Begin

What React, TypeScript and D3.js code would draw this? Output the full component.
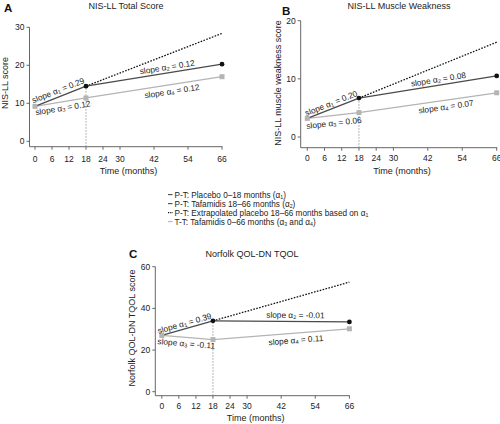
import React from "react";
import * as d3 from "d3";

const months = [0, 18, 66];
const xTickLabels = [0, 6, 12, 18, 24, 30, 42, 54, 66];

// Panel A — NIS-LL Total Score
const placeboA = [9.2, 14.5];
const tafaA = [14.5, 20.3];
const extrapA = [14.5, 28.4];
const ttA = [9.2, 11.4, 17.0];
const slopesA = ["0.29", "0.12", "0.12", "0.12"];
const yTicksA = [0, 10, 20, 30];

// Panel B — NIS-LL Muscle Weakness
const placeboB = [3.2, 6.7];
const tafaB = [6.7, 10.5];
const extrapB = [6.7, 16.3];
const ttB = [3.2, 4.2, 7.6];
const slopesB = ["0.20", "0.08", "0.06", "0.07"];
const yTicksB = [0, 10, 20];

// Panel C — Norfolk QOL-DN TQOL
const placeboC = [27.0, 34.0];
const tafaC = [34.0, 33.5];
const extrapC = [34.0, 52.6];
const ttC = [27.0, 25.0, 30.2];
const slopesC = ["0.39", "-0.01", "-0.11", "0.11"];
const yTicksC = [0, 20, 40, 60];

const legendItems = [
  { kind: "placebo", parts: ["P-T: Placebo 0–18 months  (α", "1", ")"] },
  { kind: "tafa", parts: ["P-T: Tafamidis 18–66 months  (α", "2", ")"] },
  { kind: "extrap", parts: ["P-T: Extrapolated placebo 18–66 months based on α", "1", ""] },
  { kind: "tt", parts: ["T-T: Tafamidis 0–66 months (α", "3", " and α", "4", ")"] },
];

const FONT = "'Liberation Sans', Arial, sans-serif";
const DARK = "#4a4a4a";
const LIGHT = "#b4b4b4";
const AXIS = "#666";

type PanelCfg = {
  letter: string;
  letterPos: [number, number];
  title: string;
  titlePos: [number, number];
  ylabel: string;
  ylabelPos: [number, number];
  xRange: [number, number];
  yDomain: [number, number];
  yRange: [number, number];
  yAxisX: number;
  xAxisY: number;
  tickLabelY: number;
  xTitleY: number;
  yTicks: number[];
  placebo: number[];
  tafa: number[];
  extrap: number[];
  tt: number[];
  slopes: string[];
  labelPlace: [number, number][];
};

function SlopeLabel({ x, y, seg, t, off, idx, val }: any) {
  const [t0, v0, t1, v1] = seg;
  const p0 = [x(t0), y(v0)];
  const p1 = [x(t1), y(v1)];
  const vt = v0 + ((v1 - v0) * (t - t0)) / (t1 - t0);
  const px = x(t);
  const py = y(vt);
  const ang = (Math.atan2(p1[1] - p0[1], p1[0] - p0[0]) * 180) / Math.PI;
  return (
    <g transform={`translate(${px},${py}) rotate(${ang})`}>
      <text
        x={0}
        y={-off}
        textAnchor="middle"
        dominantBaseline="central"
        fontSize={8.3}
        fontFamily={FONT}
        fill="#222"
      >
        slope α
        <tspan fontSize={5.5} dy={2}>
          {idx}
        </tspan>
        <tspan dy={-2}>{` = ${val}`}</tspan>
      </text>
    </g>
  );
}

function Panel({ c }: { c: PanelCfg }) {
  const x = d3.scaleLinear().domain([0, 66]).range(c.xRange);
  const y = d3.scaleLinear().domain(c.yDomain).range(c.yRange);
  const line = d3
    .line<[number, number]>()
    .x((d) => x(d[0]))
    .y((d) => y(d[1]));
  const placeboPts: [number, number][] = [
    [months[0], c.placebo[0]],
    [months[1], c.placebo[1]],
  ];
  const tafaPts: [number, number][] = [
    [months[1], c.tafa[0]],
    [months[2], c.tafa[1]],
  ];
  const extrapPts: [number, number][] = [
    [months[1], c.extrap[0]],
    [months[2], c.extrap[1]],
  ];
  const ttPts: [number, number][] = months.map((m, i) => [m, c.tt[i]]);
  const yTop = y(c.yTicks[c.yTicks.length - 1]);
  const segs = [
    [months[0], c.placebo[0], months[1], c.placebo[1]],
    [months[1], c.tafa[0], months[2], c.tafa[1]],
    [months[0], c.tt[0], months[1], c.tt[1]],
    [months[1], c.tt[1], months[2], c.tt[2]],
  ];
  return (
    <g>
      <text
        x={c.letterPos[0]}
        y={c.letterPos[1]}
        fontSize={11.5}
        fontWeight="bold"
        fontFamily={FONT}
        fill="#111"
      >
        {c.letter}
      </text>
      <text
        x={c.titlePos[0]}
        y={c.titlePos[1]}
        fontSize={9}
        textAnchor="middle"
        fontFamily={FONT}
        fill="#222"
      >
        {c.title}
      </text>
      <text
        transform={`translate(${c.ylabelPos[0]},${c.ylabelPos[1]}) rotate(-90)`}
        fontSize={9}
        textAnchor="middle"
        dominantBaseline="central"
        fontFamily={FONT}
        fill="#222"
      >
        {c.ylabel}
      </text>
      <line x1={c.yAxisX} x2={c.yAxisX} y1={yTop} y2={c.xAxisY} stroke={AXIS} strokeWidth={1} />
      <line x1={c.yAxisX} x2={x(66) + 0.5} y1={c.xAxisY} y2={c.xAxisY} stroke={AXIS} strokeWidth={1} />
      {c.yTicks.map((t) => (
        <g key={"y" + t}>
          <line x1={c.yAxisX - 3} x2={c.yAxisX} y1={y(t)} y2={y(t)} stroke={AXIS} />
          <text
            x={c.yAxisX - 5}
            y={y(t)}
            textAnchor="end"
            dominantBaseline="central"
            fontSize={8.5}
            fontFamily={FONT}
            fill="#222"
          >
            {t}
          </text>
        </g>
      ))}
      {xTickLabels.map((t) => (
        <g key={"x" + t}>
          <line x1={x(t)} x2={x(t)} y1={c.xAxisY} y2={c.xAxisY + 3} stroke={AXIS} />
          <text
            x={x(t)}
            y={c.tickLabelY}
            textAnchor="middle"
            fontSize={8.5}
            fontFamily={FONT}
            fill="#222"
          >
            {t}
          </text>
        </g>
      ))}
      <text
        x={(x(0) + x(66)) / 2}
        y={c.xTitleY}
        textAnchor="middle"
        fontSize={9}
        fontFamily={FONT}
        fill="#222"
      >
        Time (months)
      </text>
      <line
        x1={x(18)}
        x2={x(18)}
        y1={c.xAxisY}
        y2={y(c.placebo[1])}
        stroke="#888"
        strokeWidth={0.8}
        strokeDasharray="1.5,1.5"
      />
      <path d={line(ttPts) || ""} fill="none" stroke={LIGHT} strokeWidth={1.3} />
      <path d={line(extrapPts) || ""} fill="none" stroke="#111" strokeWidth={1.3} strokeDasharray="1.6,1.4" />
      <path d={line(tafaPts) || ""} fill="none" stroke={DARK} strokeWidth={1.3} />
      <path d={line(placeboPts) || ""} fill="none" stroke={DARK} strokeWidth={1.3} />
      {ttPts.map((p, i) => (
        <rect key={"s" + i} x={x(p[0]) - 2.5} y={y(p[1]) - 2.5} width={5} height={5} fill={LIGHT} />
      ))}
      <circle cx={x(months[1])} cy={y(c.placebo[1])} r={2.4} fill="#111" />
      <circle cx={x(months[2])} cy={y(c.tafa[1])} r={2.4} fill="#111" />
      {c.labelPlace.map((lp, i) => (
        <SlopeLabel
          key={"l" + i}
          x={x}
          y={y}
          seg={segs[i]}
          t={lp[0]}
          off={lp[1]}
          idx={i + 1}
          val={c.slopes[i]}
        />
      ))}
    </g>
  );
}

const panelA: PanelCfg = {
  letter: "A",
  letterPos: [4, 12],
  title: "NIS-LL Total Score",
  titlePos: [126, 9],
  ylabel: "NIS-LL score",
  ylabelPos: [5, 83],
  xRange: [35, 222],
  yDomain: [0, 30],
  yRange: [141.3, 27.3],
  yAxisX: 29.5,
  xAxisY: 146.7,
  tickLabelY: 161.5,
  xTitleY: 174,
  yTicks: yTicksA,
  placebo: placeboA,
  tafa: tafaA,
  extrap: extrapA,
  tt: ttA,
  slopes: slopesA,
  labelPlace: [
    [9, 6.5],
    [47, 6],
    [9.5, -6],
    [48, -6.5],
  ],
};

const panelB: PanelCfg = {
  letter: "B",
  letterPos: [282, 15],
  title: "NIS-LL Muscle Weakness",
  titlePos: [399, 8.5],
  ylabel: "NIS-LL muscle weakness score",
  ylabelPos: [277.5, 83],
  xRange: [307.3, 496.7],
  yDomain: [0, 20],
  yRange: [137, 20.7],
  yAxisX: 300.7,
  xAxisY: 147.7,
  tickLabelY: 161,
  xTitleY: 174,
  yTicks: yTicksB,
  placebo: placeboB,
  tafa: tafaB,
  extrap: extrapB,
  tt: ttB,
  slopes: slopesB,
  labelPlace: [
    [9, 5.5],
    [46, 6],
    [9, -7.5],
    [48, -6.5],
  ],
};

const panelC: PanelCfg = {
  letter: "C",
  letterPos: [129, 258],
  title: "Norfolk QOL-DN TQOL",
  titlePos: [252, 257],
  ylabel: "Norfolk QOL-DN TQOL score",
  ylabelPos: [131.5, 328],
  xRange: [161.8, 349.4],
  yDomain: [0, 60],
  yRange: [391.7, 266.7],
  yAxisX: 155.3,
  xAxisY: 395.7,
  tickLabelY: 408.5,
  xTitleY: 421,
  yTicks: yTicksC,
  placebo: placeboC,
  tafa: tafaC,
  extrap: extrapC,
  tt: ttC,
  slopes: slopesC,
  labelPlace: [
    [8.5, 5.5],
    [47, 6.5],
    [8.8, -6],
    [47, -7],
  ],
};

function Legend() {
  const x0 = 168;
  const ys = [194.6, 203.6, 212.6, 221.6];
  return (
    <g>
      {legendItems.map((it, i) => {
        const yy = ys[i];
        const stroke = it.kind === "tt" ? LIGHT : it.kind === "extrap" ? "#111" : DARK;
        return (
          <g key={i}>
            <line
              x1={x0}
              x2={x0 + 4.5}
              y1={yy}
              y2={yy}
              stroke={stroke}
              strokeWidth={1.1}
              strokeDasharray={it.kind === "extrap" ? "1,0.8" : undefined}
            />
            <text x={x0 + 6.5} y={yy + 3} fontSize={8.2} fontFamily={FONT} fill="#222">
              {it.parts[0]}
              <tspan fontSize={5.2} dy={1.5}>
                {it.parts[1]}
              </tspan>
              <tspan dy={-1.5}>{it.parts[2]}</tspan>
              {it.parts.length > 3 ? (
                <>
                  <tspan fontSize={5.2} dy={1.5}>
                    {it.parts[3]}
                  </tspan>
                  <tspan dy={-1.5}>{it.parts[4]}</tspan>
                </>
              ) : null}
            </text>
          </g>
        );
      })}
    </g>
  );
}

export default function App() {
  return (
    <svg
      width={500}
      height={424}
      style={{ position: "absolute", left: 0, top: 0, background: "#fff" }}
    >
      <rect width={500} height={424} fill="#fff" />
      <Panel c={panelA} />
      <Panel c={panelB} />
      <Panel c={panelC} />
      <Legend />
    </svg>
  );
}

End

### Problem details
Give again, word for word, every line from the top of the data above to the line holding "42, 54, 66];", inclusive, with the pictures left out.

### Output below
What React, TypeScript and D3.js code would draw this? Output the full component.
import React from "react";
import * as d3 from "d3";

const months = [0, 18, 66];
const xTickLabels = [0, 6, 12, 18, 24, 30, 42, 54, 66];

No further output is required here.